Xueping Zhong, director of the Chinese program at Tufts, started by playing a short clip from a documentary titled, “Filming a Land in Flux,” which depicts the changing landscape of China from the perspective of a moving train. The only panelist who did not specialize in political science, she instead described the cultural aspects of China, such as the internal debates that exist within the country.

“I think that China rising ... may not be on the minds of the Chinese, as much as I think [it may be on] the people outside’s, but that doesn’t mean that their thinking is less important,” Zhong said. “In fact, if one wants to understand if there is such a thing as China rising, it is better to understand what is being debated within China.”

Finally, Associate Professor of Government at Wesleyan University Mary Alice Haddad described China’s extreme environmental issues, which she believes present the most imminent and intense strains in the country.

“China’s environmental crisis is a global environmental crisis, not just a national one,” she said. “The sulfur dioxide in our air comes more from Chinese coal plants than it does from our own. It doesn’t just matter to the Chinese people, but it matters a lot to the Chinese people. In China, it is causing a health crisis, an economic crisis, a social crisis and a political crisis, and the Chinese government knows this.”

Haddad ended on a positive note, describing successful environmental campaigns within China that target the private and public sectors, and have resulted in relatively dramatic pro-environmental changes.

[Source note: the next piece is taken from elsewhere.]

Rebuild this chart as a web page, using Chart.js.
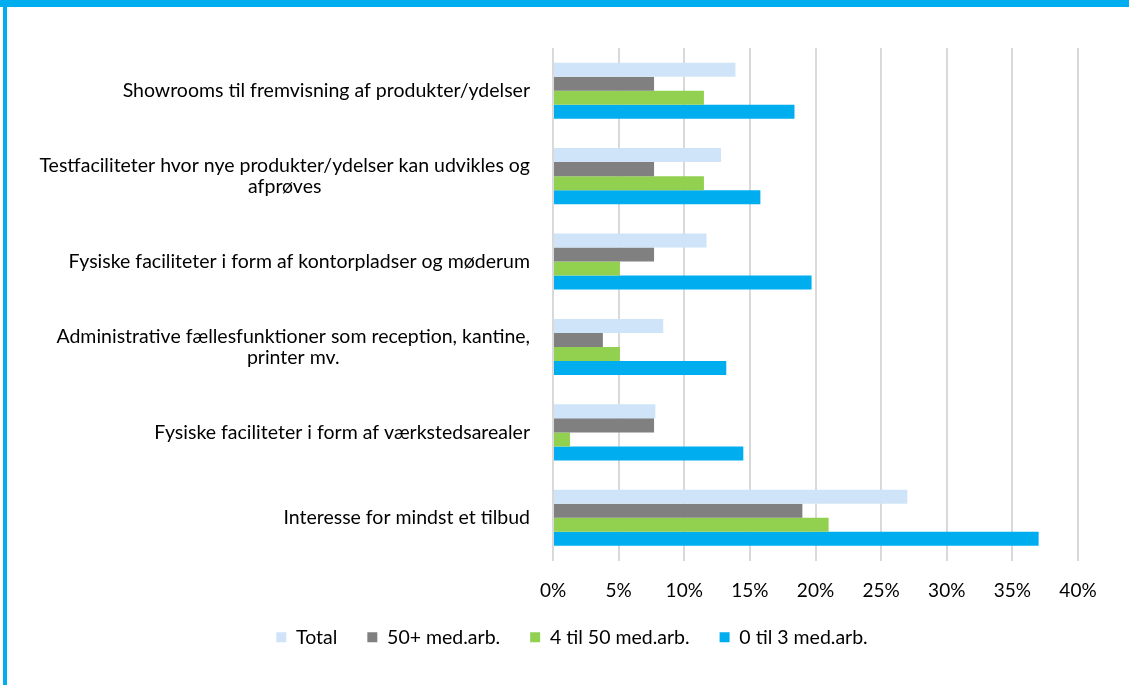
<!DOCTYPE html>
<html>
<head>
<meta charset="utf-8">
<script src="https://cdn.jsdelivr.net/npm/chart.js@4.4.0/dist/chart.umd.min.js"></script>
<style>
  html, body { margin: 0; padding: 0; background: #fff; }
  #wrap { position: relative; width: 1129px; height: 685px; overflow: hidden; }
  #chart { position: absolute; left: 0; top: 0; }
  .frame-top { position: absolute; left: 0; top: 0; width: 1129px; height: 7px; background: #00adef; }
  .frame-left { position: absolute; left: 3px; top: 0; width: 4px; height: 685px; background: #00adef; }
</style>
</head>
<body>
<div id="wrap">
  <canvas id="chart" width="1129" height="685"></canvas>
  <div class="frame-top"></div>
  <div class="frame-left"></div>
</div>
<script>
// kategorier (linjeskift som i originalen)
const categories = [
  ['Showrooms til fremvisning af produkter/ydelser'],
  ['Testfaciliteter hvor nye produkter/ydelser kan udvikles og', 'afprøves'],
  ['Fysiske faciliteter i form af kontorpladser og møderum'],
  ['Administrative fællesfunktioner som reception, kantine,', 'printer mv.'],
  ['Fysiske faciliteter i form af værkstedsarealer'],
  ['Interesse for mindst et tilbud']
];
const seriesNames = ['Total', '50+ med.arb.', '4 til 50 med.arb.', '0 til 3 med.arb.'];

// værdier i procent
const total  = [13.9, 12.8, 11.7, 8.4, 7.8, 27.0];
const large  = [7.7, 7.7, 7.7, 3.8, 7.7, 19.0];
const medium = [11.5, 11.5, 5.1, 5.1, 1.3, 21.0];
const small  = [18.4, 15.8, 19.7, 13.2, 14.5, 37.0];

const xTicks = [0, 5, 10, 15, 20, 25, 30, 35, 40];

const FONT = 'Lato, "Open Sans", sans-serif';
const FONT_SIZE = 19.5;
const TICK_SIZE = 19;
const LINE_H = 21;

// y-labels tegnes selv, så linjerne centreres indbyrdes som i Excel
const categoryLabels = {
  id: 'categoryLabels',
  afterDraw(chart) {
    const ctx = chart.ctx;
    const yScale = chart.scales.y;
    const right = chart.chartArea.left - 23;
    ctx.save();
    ctx.font = FONT_SIZE + 'px ' + FONT;
    ctx.fillStyle = '#000';
    ctx.textBaseline = 'middle';
    ctx.textAlign = 'center';
    categories.forEach((lines, i) => {
      const cy = yScale.getPixelForValue(i);
      const widest = Math.max(...lines.map(l => ctx.measureText(l).width));
      const cx = right - widest / 2;
      lines.forEach((line, j) => {
        ctx.fillText(line, cx, cy + (j - (lines.length - 1) / 2) * LINE_H);
      });
    });
    ctx.restore();
  }
};

const colors = ['#cfe4f9', '#808080', '#92d050', '#00adef'];
const values = [total, large, medium, small];

const ctx = document.getElementById('chart').getContext('2d');
new Chart(ctx, {
  type: 'bar',
  data: {
    labels: categories.map(c => c.join(' ')),
    datasets: seriesNames.map((name, i) => ({
      label: name,
      data: values[i],
      backgroundColor: colors[i],
      borderWidth: 0,
      barPercentage: 1,
      categoryPercentage: 0.656
    }))
  },
  options: {
    indexAxis: 'y',
    responsive: false,
    animation: false,
    layout: { padding: { left: 66, top: 48, right: 51, bottom: 28 } },
    scales: {
      x: {
        min: 0,
        max: 40,
        afterBuildTicks: scale => { scale.ticks = xTicks.map(v => ({ value: v })); },
        afterFit: scale => { scale.height = 37; },
        ticks: {
          padding: 19,
          color: '#000',
          font: { family: FONT, size: TICK_SIZE },
          callback: v => v + '%'
        },
        grid: { color: '#d9d9d9', lineWidth: 2, drawTicks: false },
        border: { display: false }
      },
      y: {
        afterFit: scale => { scale.width = 487; },
        ticks: { display: false },
        grid: { display: false },
        border: { display: false }
      }
    },
    plugins: {
      tooltip: { enabled: false },
      legend: {
        position: 'bottom',
        labels: {
          boxWidth: 10,
          boxHeight: 10,
          padding: 30,
          color: '#000',
          font: { family: FONT, size: FONT_SIZE }
        }
      }
    }
  },
  plugins: [categoryLabels]
});
</script>
</body>
</html>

After the panel, 30 minutes were reserved for a lively question and answer session in which the speakers elaborated on their varying perspectives.

The spring event for the China-U.S. Symposium will be held in April of next year for those interested in discussing U.S. and China relations further.

Although throughout the panel, the focus was on the issues China faces in continuing to rise as an international power, Haddad joked that it was the U.S. government, and not China’s, that recently shut down due to internal disputes.

“In many ways the Chinese government is operating a lot better than our own government,” Haddad said. “China has bigger problems, but in some ways they are more functional than we are.”